(Note: The posts on this blog won't be in a specific sequence; some posts will be for beginning learners, while others will be for more experienced ones, though I hope that even if a particular post isn't at the level where you currently are, you can still get something useful from it.)
When players start studying the bingos (or bonuses, outside North America) - the seven- and eight-letter words - they're presented with learning two skills at once. The first is knowing that a word is valid and being able to recall it, particularly when the word is obscure, and the second is being able to look at a tricky string of letters like AEFILNRU and find the real word or words in those letters. (That's a quiz: I'll give the answer at the bottom of the post.) This is all true for the shorter words as well, but the bingos are where you'll rely most on your unscrambling abilities. So you'll need to study bingos in a way that not only teaches you the words, but also builds that unscrambling ability - because the sooner you build that ability, the quicker you can add bingos to your arsenal.
I've met a number of newer word learners who maybe started their bingo study by learning the seven-letter words formed by adding a letter to six-letter bingo stems like SATIRE or RETINA, and they've gotten a decent way into that. But if I ask them about eights, they say they're waiting to get a good number of sevens under their belt before tackling the eights. That sounds sensible: when we learn the shorter words, we typically do the threes, then the fours, then the fives.
However, for bingos, I think there's a better way to fly. When I started practicing bingos, I noticed pretty quickly that eights were a good deal tougher than sevens to unscramble - I was much slower on eights and got fewer of them right. That one extra letter adds a lot more possibilities for your brain to sort through, and if you don't have that unscrambling practice under your belt, it can be slow going.
This is why I recommend that new bingo learners actually spend MORE time on eights than on sevens, maybe a 60/40 or 65/35 ratio in favor of eights. Sevens and eights are, in general, about equally important to learn, but if you do more eights to start with, you'll build those unscrambling muscles quicker, which will also help a lot when you work on the sevens. It's like adding a little more weight to the bar when you're working out; the workout will be a little tougher, but the long-term payoff is well worth it.
However, remember what I said about making the learning fun? If you're not that good at anagramming yet and you take on a big pile of high-probability eights, you might find yourself getting pretty frustrated with your low solving percentage and lack of speed. That's not fun. So I recommend two things to help you lessen that frustration and build more momentum.
First, when you study high-probability eights initially, don't just take on everything in the top 1000. Instead, study only those alphagrams in the top 1000 that have one and only one solution. (Zyzzyva allows you to search for those easily, and I'll post a list of these here today or tomorrow when I get time.) So instead of annoying yourself by not remembering and finding every last one of the zillion words in ACEINRST, you can just concern yourself with remembering and finding one solution at a time. That way you'll move through the words faster and have a better flow.
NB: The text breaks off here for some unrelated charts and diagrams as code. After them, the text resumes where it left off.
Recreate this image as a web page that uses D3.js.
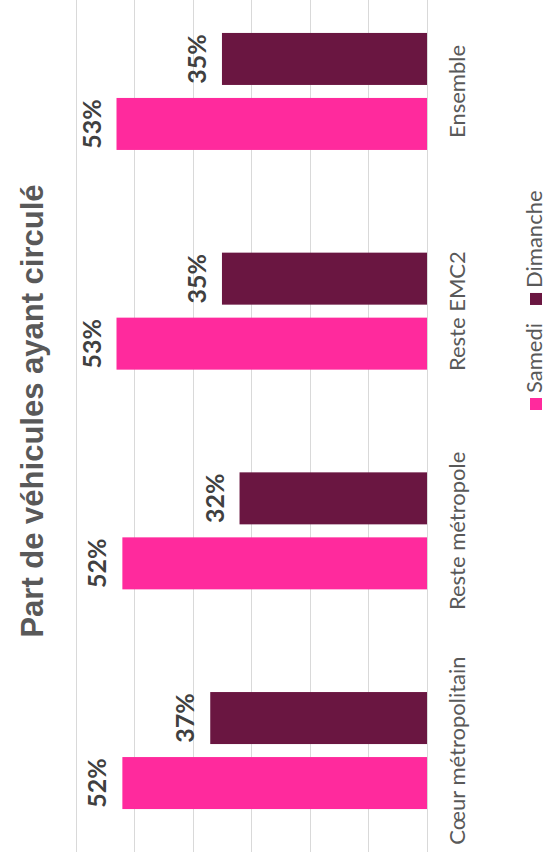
<!DOCTYPE html>
<html>
<head>
  <meta charset='utf-8'>
  <style>
    body { margin: 0; background: #fff; }
    svg { display: block; }
  </style>
  <script src="https://cdn.jsdelivr.net/npm/d3@7"></script>
</head>
<body>
  <script>
    const categories = ["Cœur métropolitain", "Reste métropole", "Reste EMC2", "Ensemble"];
    const series = ["Samedi", "Dimanche"];
    const samedi = [0.52, 0.52, 0.53, 0.53];
    const dimanche = [0.37, 0.32, 0.35, 0.35];
    const ticks = [0, 0.1, 0.2, 0.3, 0.4, 0.5, 0.6];
    const title = "Part de véhicules ayant circulé";

    const colors = { Samedi: "#ff2a9d", Dimanche: "#6a1641" };
    const values = { Samedi: samedi, Dimanche: dimanche };

    // the chart is drawn upright then turned a quarter to the left
    const [W, H] = [866, 548];
    const svg = d3.select("body").append("svg")
      .attr("width", 548).attr("height", 866);
    const g = svg.append("g").attr("transform", `translate(0,${W}) rotate(-90)`);

    const x0 = d3.scaleBand().domain(categories).range([5.6, 884.4]);
    const x1 = d3.scaleBand().domain(series).range([0, 117]).paddingInner(0.2);
    const off = (x0.bandwidth() - 117) / 2;
    const y = d3.scaleLinear().domain([0, 0.6]).range([427, 75.5]);

    g.append("g").selectAll("line")
      .data(ticks)
      .join("line")
      .attr("x1", 14).attr("x2", W)
      .attr("y1", d => Math.round(y(d)) + 0.5).attr("y2", d => Math.round(y(d)) + 0.5)
      .attr("stroke", "#d9d9d9");

    const rows = categories.flatMap((c, i) => series.map(s => ({ c, s, v: values[s][i] })));

    g.append("g").selectAll("rect")
      .data(rows)
      .join("rect")
      .attr("x", d => x0(d.c) + off + x1(d.s))
      .attr("width", x1.bandwidth())
      .attr("y", d => y(d.v))
      .attr("height", d => y(0) - y(d.v))
      .attr("fill", d => colors[d.s]);

    g.append("g").selectAll("text")
      .data(rows)
      .join("text")
      .attr("x", d => x0(d.c) + off + x1(d.s) + x1.bandwidth() / 2)
      .attr("y", d => y(d.v) - 16)
      .attr("text-anchor", "middle")
      .attr("font-family", "Lato, 'Open Sans', sans-serif")
      .attr("font-weight", "bold")
      .attr("font-size", 25)
      .attr("fill", "#404040")
      .text(d => d3.format(".0%")(d.v));

    g.append("g").selectAll("text")
      .data(categories)
      .join("text")
      .attr("x", d => x0(d) + x0.bandwidth() / 2)
      .attr("y", 465)
      .attr("text-anchor", "middle")
      .attr("font-family", "Lato, 'Open Sans', sans-serif")
      .attr("font-size", 22)
      .attr("fill", "#595959")
      .text(d => d);

    g.append("text")
      .attr("x", 455).attr("y", 43)
      .attr("text-anchor", "middle")
      .attr("font-family", "'Liberation Sans', Arial, sans-serif")
      .attr("font-weight", "bold")
      .attr("font-size", 31)
      .attr("fill", "#595959")
      .text(title);

    const legend = g.append("g").attr("transform", "translate(456,0)");
    let lx = 0;
    series.forEach(s => {
      const item = legend.append("g").attr("transform", `translate(${lx},0)`);
      item.append("rect").attr("x", 0).attr("y", 530).attr("width", 12).attr("height", 12)
        .attr("fill", colors[s]);
      const t = item.append("text").attr("x", 17).attr("y", 542)
        .attr("font-family", "Lato, 'Open Sans', sans-serif")
        .attr("font-size", 22)
        .attr("fill", "#595959")
        .text(s);
      lx += 17 + t.node().getComputedTextLength() + 18;
    });
  </script>
</body>
</html>
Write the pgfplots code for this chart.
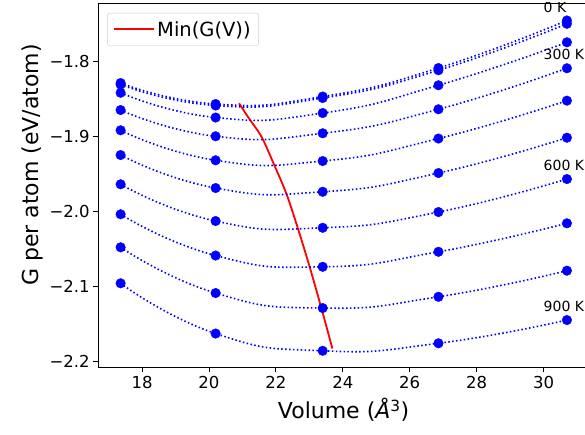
\documentclass[border=0pt]{standalone}
\usepackage{fontspec}
\setmainfont{DejaVu Sans}
\usepackage{pgfplots}
\pgfplotsset{compat=1.18}
\usepackage{pgfplotstable}

\pgfplotstableread{
V      t0      t100    t200    t300    t400    t500    t600    t700    t800    t900
17.36  -1.829  -1.831  -1.842  -1.865  -1.892  -1.925  -1.964  -2.004  -2.048  -2.096
20.20  -1.857  -1.859  -1.875  -1.900  -1.932  -1.969  -2.013  -2.059  -2.109  -2.163
23.40  -1.847  -1.849  -1.869  -1.896  -1.933  -1.974  -2.022  -2.074  -2.129  -2.186
26.86  -1.809  -1.812  -1.832  -1.864  -1.903  -1.949  -2.001  -2.054  -2.114  -2.176
30.70  -1.7456 -1.750  -1.7747 -1.8093 -1.8525 -1.9019 -1.957  -2.016  -2.0792 -2.145
}\gdata

\pgfplotstableread{
V      G
20.90  -1.856
21.19  -1.8757
21.57  -1.9005
21.91  -1.934
22.31  -1.976
22.66  -2.023
23.01  -2.074
23.36  -2.129
23.69  -2.183
}\mindata

\begin{document}
\begin{tikzpicture}
\begin{axis}[
  name=ax,
  at={(0,0)}, anchor=south west,
  scale only axis,
  width=490.8pt, height=364.3pt,
  xmin=16.69, xmax=31.36,
  ymin=-2.208, ymax=-1.7223,
  xtick={18,20,...,30},
  ytick={-2.2,-2.1,-2.0,-1.9,-1.8},
  yticklabels={−2.2,−2.1,−2.0,−1.9,−1.8},
  tick align=outside,
  major tick length=5pt,
  tick style={black, line width=0.8pt},
  axis line style={black, line width=0.8pt},
  xtick pos=bottom, ytick pos=left,
  /pgf/number format/assume math mode=true,
  ticklabel style={font=\fontsize{16.5}{18}\selectfont},
  xlabel={Volume ({\itshape Å}\textsuperscript{3})},
  ylabel={G per atom (eV/atom)},
  label style={font=\fontsize{22}{24}\selectfont},
  xlabel style={yshift=-3pt},
  ylabel style={at={(ticklabel cs:0.555)}},
  legend style={at={(0,1)}, anchor=north west, xshift=9pt, yshift=-10pt,
    draw=black!20, rounded corners=2pt, font=\fontsize{19.5}{21}\selectfont,
    inner xsep=6pt, inner ysep=6pt},
  legend image code/.code={\draw[red, line width=1.8pt] (0pt,0pt) -- (40pt,0pt);},
  legend cell align=left,
]
\addplot[red, line width=1.8pt, smooth] table[x=V, y=G] {\mindata};
\addlegendentry{Min(G(V))}
\pgfplotsinvokeforeach{t0,t100,t200,t300,t400,t500,t600,t700,t800,t900}{
  \addplot[blue, line width=1.6pt, dash pattern=on 1.5pt off 2.4pt, smooth, tension=0.9,
    mark=*, mark size=4.8pt, mark options={solid, fill=blue, draw=blue, line width=0.4pt},
    forget plot] table[x=V, y=#1] {\gdata};
}
\node[anchor=base west, inner sep=0pt, font=\fontsize{14}{16}\selectfont] at (axis cs:30.0,-1.7346) {0 K};
\node[anchor=base west, inner sep=0pt, font=\fontsize{14}{16}\selectfont] at (axis cs:30.0,-1.7983) {300 K};
\node[anchor=base west, inner sep=0pt, font=\fontsize{14}{16}\selectfont] at (axis cs:30.0,-1.946) {600 K};
\node[anchor=base west, inner sep=0pt, font=\fontsize{14}{16}\selectfont] at (axis cs:30.0,-2.134) {900 K};
\end{axis}
\pgfresetboundingbox
\useasboundingbox (-98.2pt,-67.7pt) rectangle (486.8pt,367.3pt);
\end{tikzpicture}
\end{document}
Once you get a bunch of these words learned and become a little more comfortable with solving eights, you can go back and add the ones with multiple answers.
Second, when you study eights, don't limit yourself to just the highest-probability eights. Here's why: high-probability words, which are mostly collections of one-point tiles, are generally much harder to anagram than lower-probability words are. Lower-probability words tend to have high-point tiles like K or Q or W or Z in them, and those letters can simplify your unscrambling process a lot, since there are fewer ways those letters can appear in words. With high-probability words, you don't have that help. (For example: The low-prob CCEHIKN is much easier to solve than the high-prob ILNORST, though they're both commonly known words.) So here's how you ease your burden a little: when studying eights, do the high-probability stuff most of the time, because those words will help you the most in the game, but mix in maybe 25% of the time doing a lower probability range of eights, something like 15000-16000. It'll expose you to a more varied and interesting set of words (at least in my opinion) that won't be quite as hard to unscramble as the high-prob words are, and again, you'll have more fun and get into the flow easier. And if you happen to unleash one of those obscure lower-probability beauties in a game, all the better!
These two tips are just as useful when learning sevens, too.
* Quiz answer: AEFILNRU is FRAULEIN.